So I have the following code:
import torch
import torch.nn as nn
import math
torch.autograd.set_detect_anomaly(True)
def sigmoid(x):
return 1 / (1 + torch.exp(-x))
dtype = torch.float
device = torch.device("cpu")
# device = torch.device("cuda:0") # Uncomment this to run on the cpu
# N = batch size
# D_in = input size
# H = hidden dimension
# D_out = output dimension
Time, N, D_in, H, D_out = 7, 3, 10, 5, 2
# Create random Tensors to hold input and outputs.
# Setting requires_grad=False indicates that we do not need to compute gradients
# with respect to thes Tensors during the backward pass.
X = torch.randn(Time, N, D_in, device=device, dtype=dtype, requires_grad=False)
Y = torch.randn(Time, D_out, D_in, device=device, dtype=dtype, requires_grad=False)
Cell = torch.zeros(Time, H, D_in, device=device, dtype=dtype, requires_grad=False)
Hidden = torch.zeros(Time, H, D_in, device=device, dtype=dtype, requires_grad=False)
yHat = torch.zeros(Time, D_out, D_in, device=device, dtype=dtype, requires_grad=False)
# Create random Tensors for weights.
# Setting requires_grad=True indicates that we want to compute gradients with
# respect to these Tensors during the backward pass.
WeightsForget = torch.randn(H, H+N, device=device, dtype=dtype, requires_grad=True)
WeightsUpdate = torch.randn(H, H+N, device=device, dtype=dtype, requires_grad=True)
WeightsCell = torch.randn(H, H+N, device=device, dtype=dtype, requires_grad=True)
WeightsOutput = torch.randn(H, H+N, device=device, dtype=dtype, requires_grad=True)
# Create random Tensors for Bias.
BiasForget = torch.randn(H, 1, device=device, dtype=dtype, requires_grad=True)
BiasUpdate = torch.randn(H, 1, device=device, dtype=dtype, requires_grad=True)
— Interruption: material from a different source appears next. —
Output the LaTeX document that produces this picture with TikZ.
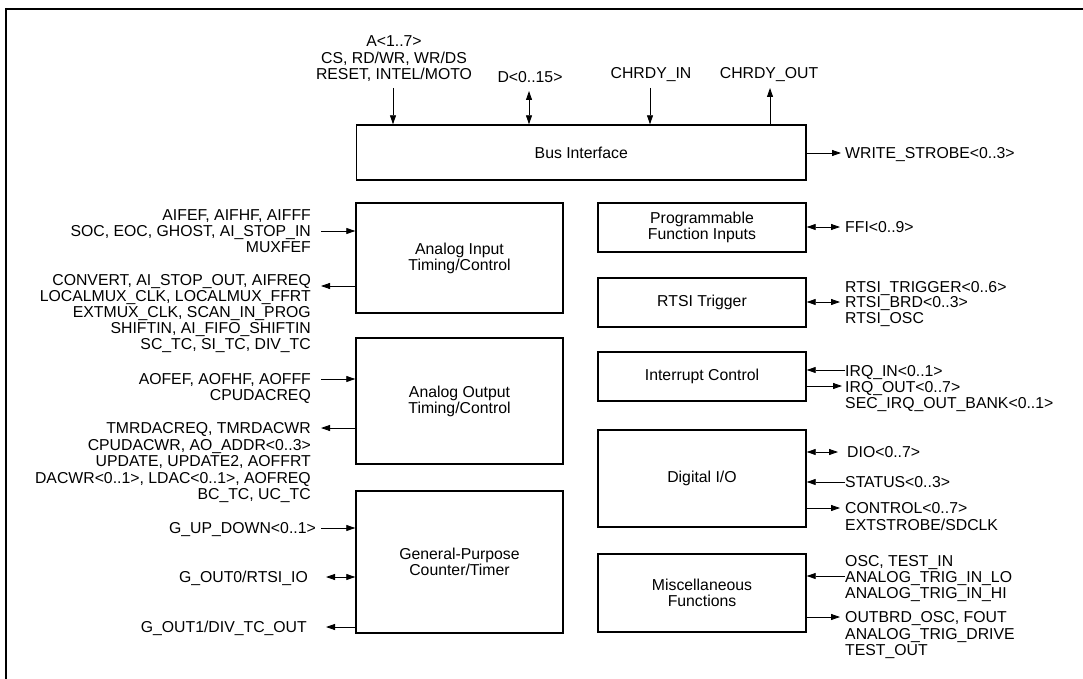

BiasCell = torch.randn(H, 1, device=device, dtype=dtype, requires_grad=True)
BiasOutput = torch.randn(H, 1, device=device, dtype=dtype, requires_grad=True)
# Weights and Bias relating the hidden state to the output.
Weights_HiddenToOutput = torch.randn(D_out, H, device=device, dtype=dtype, requires_grad=True)
Bias_HiddenToOutput = torch.randn(D_out, 1, device=device, dtype=dtype, requires_grad=True)
# Initialize aNext and cNext
hLast = Hidden[0,:,:]
cLast = torch.zeros(hLast.shape)
learning_rate = 1e-6
for t in range(Time):
# Concat hLast and X(t)
concat = torch.zeros(H+N, D_in, device=device, dtype=dtype)
concat[: H, :] = hLast
concat[H :, :] = X[t,:,:]
forget = sigmoid(torch.mm(WeightsForget, concat) + BiasForget)
update = sigmoid(torch.mm(WeightsUpdate, concat) + BiasUpdate)
candCell = torch.tanh(torch.mm(WeightsCell, concat) + BiasCell)
cNext = forget * cLast + update * candCell
output = sigmoid(torch.mm(WeightsOutput, concat) + BiasOutput)
hNext = output * torch.tanh(cNext)
# Compute prediction of the LSTM Cell
prediction = torch.mm(Weights_HiddenToOutput, hNext) + Bias_HiddenToOutput
# Save the value of the next hidden state
Hidden[t,:,:] = hNext
# Save the value of the Prediction in Y
yHat[t,:,:] = prediction
# Save the value of the next Cell State
Cell[t,:,:] = cNext
# Compute and print loss using operations on Tensors.
# Now loss is a Tensor of shape(1,)
loss = (-Y[t,:,:] * torch.log(prediction) - (1-Y[t,:,:]) * torch.log(1-prediction)).sum()
print('t, loss.item = ', t, loss.item())
loss.backward(retain_graph=True)
with torch.no_grad():
# Update hLast and cLast
hLast = hNext
cLast = cNext
# Update Weights
WeightsCell -= learning_rate * WeightsCell.grad
WeightsOutput -= learning_rate * WeightsOutput.grad
WeightsUpdate -= learning_rate * WeightsUpdate.grad
Weights_HiddenToOutput -= learning_rate * Weights_HiddenToOutput.grad
# Update Bias
BiasCell -= learning_rate * BiasCell.grad
BiasForget -= learning_rate * BiasForget.grad
BiasOutput -= learning_rate * BiasOutput.grad
BiasUpdate -= learning_rate * BiasUpdate.grad
Bias_HiddenToOutput -= learning_rate * Bias_HiddenToOutput.grad
# Zero out the gradients
WeightsCell.grad.zero_()
WeightsForget.grad.zero_()
WeightsOutput.grad.zero_()
WeightsUpdate.grad.zero_()
Weights_HiddenToOutput.grad.zero_()
BiasCell.grad.zero_()
BiasForget.grad.zero_()
BiasOutput.grad.zero_()
BiasUpdate.grad.zero_()
print(Bias_HiddenToOutput.dtype)
Bias_HiddenToOutput.grad.zero_()
When I run it I get:
RuntimeError: one of the variables needed for gradient computation has been modified by an inplace operation: [torch.FloatTensor [5, 8]] is at version 1; expected version 0 instead. Hint: the backtrace further above shows the operation that failed to compute its gradient. The variable in question was changed in there or anywhere later. Good luck!
Commenting out the updates of the weights and biases will let the code run but doesn’t update the weights and biases. I’m new to pytorch and I understand that this error has something to do with the inplace operation incrementing the version of the Tensor during the loss.backward() call. But I thought the with torch.no_grad(): was supposed to let me update the Tensors without incrementing their version.
So I guess I have 2 questions… First, how do I get my code running?? Second, what am I missing about using with torch.no_grad()?? Because it doesn’t work the way I thought.
Thanks!
JP